I lost weight naturally (no set diet) and started 2013 at about 235#. In January of 2013, the doc challenged me to lose 40# or go on meds for life - and I did it. I was also faster on the bike and pushed distances.  For triathlon, we were doing several sprint races a season, and one or two Olympic Aquabike (I like running least and enjoyed swimming 1800 and having more bike distance).  

In 2016, I did 100 miles at Tour de Cure Indy around the infamous Brickyard (Indy500) track.  Training that season meant many long hours solo on the road and pushing into some uncomfortable spaces mentally.  But I checked the box on a goal that had eluded me - the Imperial Century.

From the modest start described above, Mrs. Zoxe and I became endurance athletes. Never the fastest, rarely the slowest. Metric centuries, triathlons, and a year round commitment to staying fit. Each year, we biked thousands of miles, swam tens of thousands of yards, and ran our asses off.  

Weight:  From 2013 to 2015 I stayed under the magic 200# and then started sneaking back up. I stayed 203/205/207 for many months but couldn't crack under 200 again. That's been 5 years already.

In 2015, I switched jobs. It was the right thing at the time, but my schedule became less predictable and time at the gym became harder to do.  

Turning Point

In the early months of 2017, we were out for a shakedown ride 2 nights before an early season triathlon, and we had a near miss from one of the neighbor's kids. 

I think he was texting while driving - he was coming at us head on, at speed on our narrow county road.

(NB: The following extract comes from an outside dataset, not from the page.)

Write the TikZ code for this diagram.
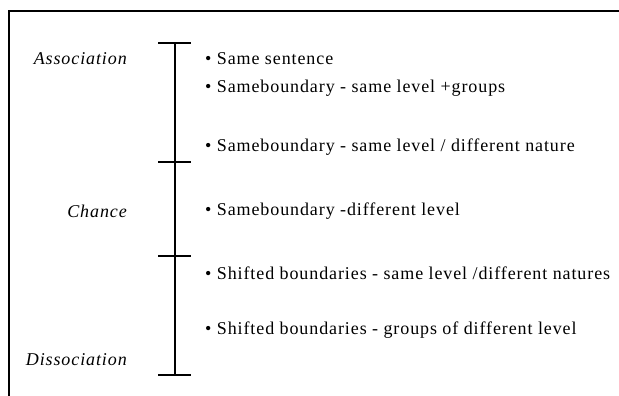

He came across the center line and then darted at the last second. (I thought it was intentional until our eyes met as he passed). I was behind Mrs. Zoxe about 50 yards and while I was safe, she was in the line of fire and was basically run off the road. In that moment I thought she was going to bounce off his windshield. 

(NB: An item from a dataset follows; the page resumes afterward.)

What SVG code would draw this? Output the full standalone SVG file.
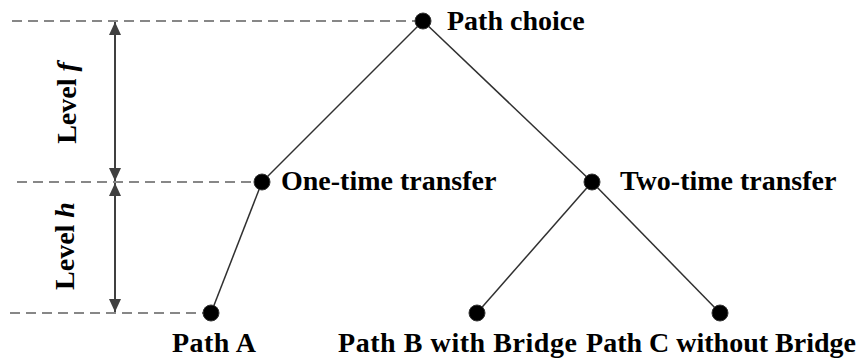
<svg xmlns="http://www.w3.org/2000/svg" width="858" height="359" viewBox="0 0 858 359">
  <defs>
    <marker id="tip" viewBox="0 0 10 10" refX="10" refY="5" markerWidth="13" markerHeight="12" markerUnits="userSpaceOnUse" orient="auto-start-reverse" preserveAspectRatio="none">
      <path d="M0,0 L10,5 L0,10 Z" fill="#404040"/>
    </marker>
    <style>
      .guide { stroke: #606060; stroke-width: 1.3; stroke-dasharray: 10 6; fill: none; }
      .dim { stroke: #404040; stroke-width: 2; fill: none; }
      .edge { stroke: #303030; stroke-width: 1.5; fill: none; }
      .dot { fill: #000; stroke: #333; stroke-width: 1; }
      .lbl { font-family: "Liberation Serif", "Times New Roman", serif; font-weight: bold; font-size: 28px; fill: #000; }
    </style>
  </defs>
  <rect width="858" height="359" fill="#fff"/>

  <!-- level guides -->
  <g id="guides">
    <line class="guide" x1="12" y1="21" x2="418" y2="21"/>
    <line class="guide" x1="17" y1="182" x2="256" y2="182"/>
    <line class="guide" x1="10" y1="313" x2="205" y2="313"/>
    <line class="dim" x1="115" y1="22" x2="115" y2="181" marker-start="url(#tip)" marker-end="url(#tip)"/>
    <line class="dim" x1="115" y1="183" x2="115" y2="312" marker-start="url(#tip)" marker-end="url(#tip)"/>
    <text class="lbl" transform="translate(76,103) rotate(-90)" text-anchor="middle">Level <tspan font-style="italic">f</tspan></text>
    <text class="lbl" transform="translate(74,246) rotate(-90)" text-anchor="middle">Level <tspan font-style="italic">h</tspan></text>
  </g>

  <!-- connectors -->
  <g id="connectors">
    <line class="edge" x1="423" y1="21" x2="262" y2="182"/>
    <line class="edge" x1="423" y1="21" x2="592" y2="182"/>
    <line class="edge" x1="262" y1="182" x2="211" y2="313"/>
    <line class="edge" x1="592" y1="182" x2="477" y2="313"/>
    <line class="edge" x1="592" y1="182" x2="720" y2="313"/>
  </g>

  <g id="path-choice">
    <circle class="dot" cx="423" cy="21" r="8"/>
    <text class="lbl" x="447" y="30">Path choice</text>
  </g>
  <g id="one-time-transfer">
    <circle class="dot" cx="262" cy="182" r="8"/>
    <text class="lbl" x="281" y="190">One-time transfer</text>
  </g>
  <g id="two-time-transfer">
    <circle class="dot" cx="592" cy="182" r="8"/>
    <text class="lbl" x="620" y="190">Two-time transfer</text>
  </g>
  <g id="path-a">
    <circle class="dot" cx="211" cy="313" r="8"/>
    <text class="lbl" x="172" y="352" textLength="84" lengthAdjust="spacing">Path A</text>
  </g>
  <g id="path-b">
    <circle class="dot" cx="477" cy="313" r="8"/>
    <text class="lbl" x="338" y="352" textLength="239" lengthAdjust="spacing">Path B with Bridge</text>
  </g>
  <g id="path-c">
    <circle class="dot" cx="720" cy="313" r="8"/>
    <text class="lbl" x="721" y="352" text-anchor="middle">Path C without Bridge</text>
  </g>
</svg>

I've heard the "get back on the saddle" analogy from many.  "It's too bad," they say. "You should have gotten back up."

You Should is one of my least favorite phrases.

I can do a lot of things and take risks with myself, but seeing her almost get critically hurt was a pivotal moment. You can "you should" all you want, but so much crystalized in that moment for me.  The roads by us are far more busy than they were in 2010, and the increased traffic has left them lumpy and borderline unsafe for bikes. The tipping point of "not worth it" was tripped.

We completed that tri and hung up the bikes. Continued to spin at the gym but have not ridden on our roads since. My race number is still affixed to the Bianchi almost 4 years later.

Pandemic and COVID

Fast forward - here we are in the pandemic. My weight is now 240# (up 20# from a year ago). We are working from home full time under COVID, and while I haven't gained weight I have definitely put on size. 

I am not a first responder but the national situation has caused 10-11 hour days most days and all but killed any after work exercise and zero trips to the gym.  

However, the spring of 2020 we carved trails through our 10 acres and attempt to walk at lunch. I threw some knobbies on the ol' Surly Cross Check and attempted to ride but it was overly brutal. 

Around Thanksgiving, I splurged on a 29er MTB from Twin 6 with the intent of breaking in the trails right. 

After the holidays, I realized that the idea of spending meaningful time on the MTB during our cold weather was overly optimistic.  The spirit is willing but my lungs revolt under 35 degrees.  I procured a Tacx Flux S smart trainer and mounted the old Surly on it for some indoor miles.  I'm quite smitten with Zwift at the moment, and thus the reason for this blog.

Will keep me off the roads; hopefully I can find my lungs again.